Every semester, one student from each HECUA program takes on the role of student blogger, sending regular dispatches from the field. Aidan Sponheim will be HECUA’s student blogger for the Inequality in America program this spring semester. Aidan is a third-year student at the University of Minnesota, majoring in Psychology. In his final post, Aidan reflects on the semester.
HECUA is special. Yes, I realize that it’s easy for me to say this as a freshly graduated Inequality in America student, and it’s obvious for those of you who know anything about HECUA and especially to those who play a part in its existence. It’s easy to celebrate the consortium’s holistic embrace of experiential learning through the integrated, field study/ classroom/internship HECUA approach and to acknowledge the presence of not only a program director but also a community faculty that sheds light on what life is like stuck in poverty. But for me, as I reflect back on my Inequality in America experience, it is the people I met during field seminars this semester that makes HECUA so special to me.

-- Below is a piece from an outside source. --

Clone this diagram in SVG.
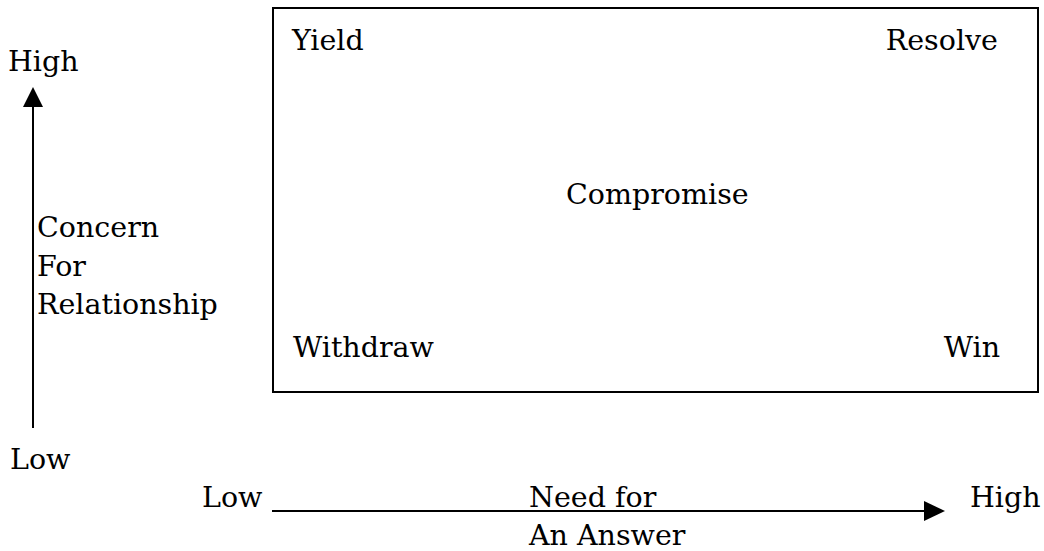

Field seminars in IA took us out of the classroom and into the world. Whether it was an in-class presentation from a visiting community member or a whole day out in the city, the field seminar embraced the notion of praxis; taking theories we learned in the reading seminar and acting on them through field visits and dialogue. Through these experiences, we met very special people who should be recognized for their hard work and continuous resistance against oppression within the country. For me, these individuals fundamentally affected my experience with HECUA and it’s important that I honor them for their doings.
During our Homelessness and Poverty module, we had the opportunity to participate in St. Stephen’s “A Day In the Life” which consisted of a walking tour, led by a person formerly experiencing homelessness, through downtown Minneapolis stopping at various shelters and centers along the route. At these shelters, we met with some incredible people who shared their incredible experiences with homelessness. One of the individuals we met was Patrick. Patrick opened up to our class, sharing his long history with chemical dependency, chronic imprisonment, and an ongoing battle with schizophrenia to illustrate what truly caused him to get stuck in experiencing homelessness. Even though Patrick has gone through incredible hardships in his life, permanently affecting his chances of finding security in his livelihood, he still had clear goals to help others be freed from the stuck position he once was in and to challenge the country’s judicial system that traps those susceptible, like Patrick, in the currents of mass incarceration. Patrick showed had a strong selfless demeanor which taught me that it is those issues you personally resonate the most that you will find most accomplishment in.
As an intern at the Minneapolis Regional Labor Federation, I often interacted with the fed’s organizing staff, whether if it was surrounding organizing efforts for a labor march or simply entering data in spreadsheets. Among all the organizers at MRLF, Alfreda was the most impactful to me during my time there. I worked closely with her, helping to organize around representation issues in the Osseo school district school board. As a young, immigrant organizer, Alfreda blew me away time and time again through the sheer determination she had for her community’s future (Brooklyn Park) and the firmly established future she has created for herself. She is extremely effective in bringing people together and I am forever grateful to her for taking me under her wing and showing me the ropes to organizing.
During the poverty module, we spent a lot of time with community faculty member Julia, as she guided us through through poverty from the lens of the impoverished (the real deal), and shared personal stories as anecdotes for the issue we were tackling in our reading seminar. One morning, Julia shared her life story and how she has been in and out of poverty all throughout her life. Her friend Marie joined us too. In addition to Julia’s story, Marie shared parts of hers, opening up to the realities she was forced to face as a teenaged mother of two. She was honest with us, remarking on the exponential growth she experienced through her life while reflecting on the way she cares for her children today. We continued our time together that day, participating in a poverty simulation at Urban Immersions. Marie was in my group and we took on the task of budgeting a month’s expenses on little money. Marie guided us and pulled from her own experiences to end with a balanced budget. Throughout the entire day, Marie blew me away with her intelligence and wisdom and exemplified the embodiment of strength and opposition against inequality that persists within the country.
All these people, and many, many more, helped me bridge the gap between textbook and reality and inspire me to embrace, whole-heartedly, the resistance against injustice and inequality within the country. They opened themselves up to the class and used their radical vulnerability as a means to teach us of the oppression they have faced and will continue to face. And it is for this that I think HECUA is so dang special. It provided the means for radical relationships to form and created space to learn from those who are leading the fight against inequality in America.